Publication of the academic catalog for the 2024-2025 academic year may seem a long way off right now, but now is the time to start thinking about an academic portfolio review to ensure that the catalog represents an optimal academic program mix for your institution.
Conducting regular reviews of the academic portfolio means that program choices will be made based on real data that will help define which programs are thriving, which are holding their ground, and which are struggling. Failure to regularly review programs may mean that program decisions could be made that do not align with the institution’s strategic goals. The academic portfolio (the “product” mix) is the core of any college’s or university’s strategy and should represent the best investment of an institution’s finite resources. Optimizing that portfolio is accomplished by viewing programs through both an academic lens, considering factors such as curricular quality and learning outcomes, and a financial lens, comparing the profitability of the institution’s different program offerings.

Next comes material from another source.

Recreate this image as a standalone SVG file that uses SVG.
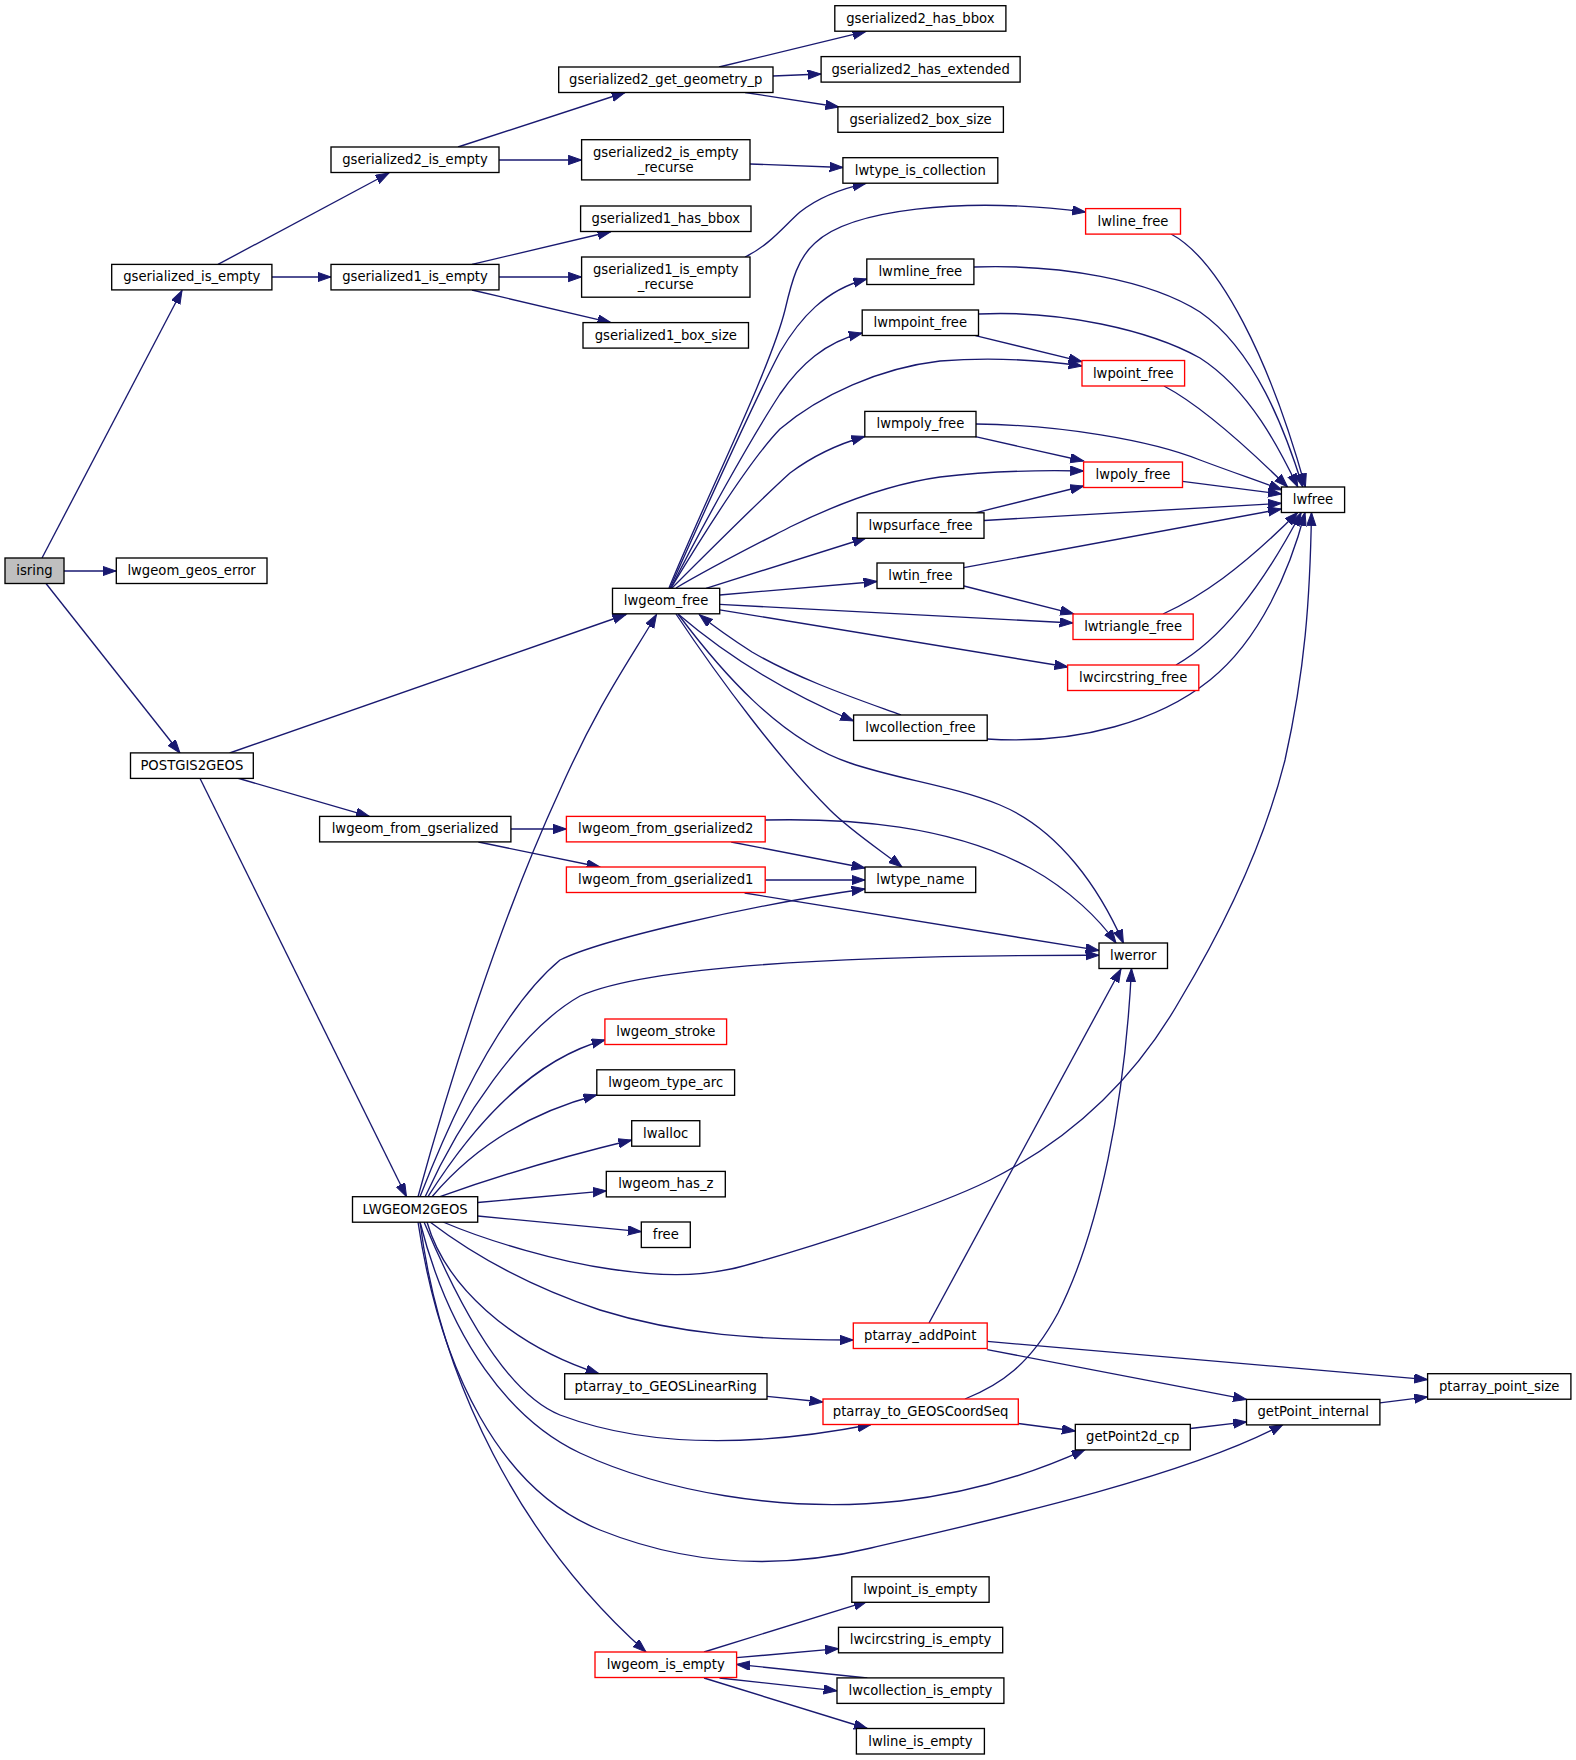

Academic Portfolio Review Should Balance Financial and Academic Perspectives
The financial lens
The financial analysis of programs is not intended to lead to “decision-making by the numbers”; rather, the financial considerations must be balanced by academic quality to ensure that the institution maintains its value. Programmatic financial performance should not, however, be ignored when defining the academic portfolio. A decision to keep an underperforming program means a decrease in the resources available to support a growing program or add new program offerings to the institution’s portfolio.
Financial analysis should look at each program as a profit center, allocating revenue, direct expenses, and overhead to each according to such factors as program type (e.g., doctoral, master’s, bachelor’s), resources needed for each program type (based, for example, on the number of credit hours needed for each program type), and the number of students enrolled in the program. Enrollment trends also provide an initial lens to view outcomes of the financial analysis. A program that is unprofitable and facing enrollment declines should be viewed differently from one that is unprofitable but seeing increasing enrollment.
New programs are generally excluded from this analysis with the understanding that it takes time (typically, approximately two to three years) for a new program to become profitable. That said, however, new programs should be vigilantly monitored relative to metrics established in the business planning process (e.g., enrollment or marketing spend) in an effort to avoid allowing the new program to limp along too long with inadequate enrollment and financial performance.
The academic lens
From the perspective of academic quality, programs can be weighed against a rubric of attributes that measure program sustainability. This rubric might vary, but should typically include such attributes as:
- Student outcomes. Depending on the program type, this may include metrics such as percentage of undergraduate students accepted into graduate or professional programs, or the number of graduates employed within a certain period (e.g., six months) following graduation.
- Alignment with institution’s strategic trajectory. The measure of this attribute should be weighted according to metrics such as likelihood of the program’s longevity and whether it is considered a current and necessary offering.
- Options for program expansion. This metric would favor programs that could provide a platform to start similar, ancillary programs that could share existing resources such as faculty expertise or labs.
- Comparison to competing programs. Depending on the program and the institution, the competitive analysis could be local (e.g., within a 50-mile radius), regional (within a state or multi-state region), or national.
- Availability of internal resources. This metric should consider the level of internal resources available to run the program.
While the financial analysis is largely quantitative, the academic analysis will be more qualitative, based on both available program data and on input from key institution stakeholders. The academic analysis provides the color and context that balance the outcomes of the financial analysis. Combined, the two analyses provide necessary data and context that can help counter “the loudest voices in the room” scenario often experienced when program decisions are made.
Making timely decisions
If an academic portfolio review is initiated now, administrators and faculty leaders will have the relevant information in their hands later this fall, when the academic catalog for the coming academic year is compiled. Without this information, the institution is likely to simply maintain the status quo. The resulting deferral of decisions on programs that could be putting an unnecessary burden on the institution’s resources could result in avoidable limitations on resources to invest in growing or new programs. Further, should the analysis point to the difficult decision to cut programs, such a decision will be supported by quantification of the associated costs of closure as compared to the costs of continuing an underperforming program. When those ongoing costs are greater, especially if there are no compelling arguments for the academic value of the program, closure decisions, as difficult as they are, can be made more directly.
Once a full portfolio review has been completed, the institution also will be positioned to act with greater agility going forward. Portfolio reviews typically rely on a three-year historical review of data. Programs that are succeeding today can continue another three years before their next review. Programs that are borderline or struggling, but are continued, should be revisited bi-annually to determine whether their metrics have improved or deteriorated.
Academic portfolio review does not constrain an institution’s strategy; instead, it ensures that the institution’s strategy is grounded in an informed and realistic view of available institutional resources and academic strengths. A strong academic program mix is fundamental to an institution’s continued success.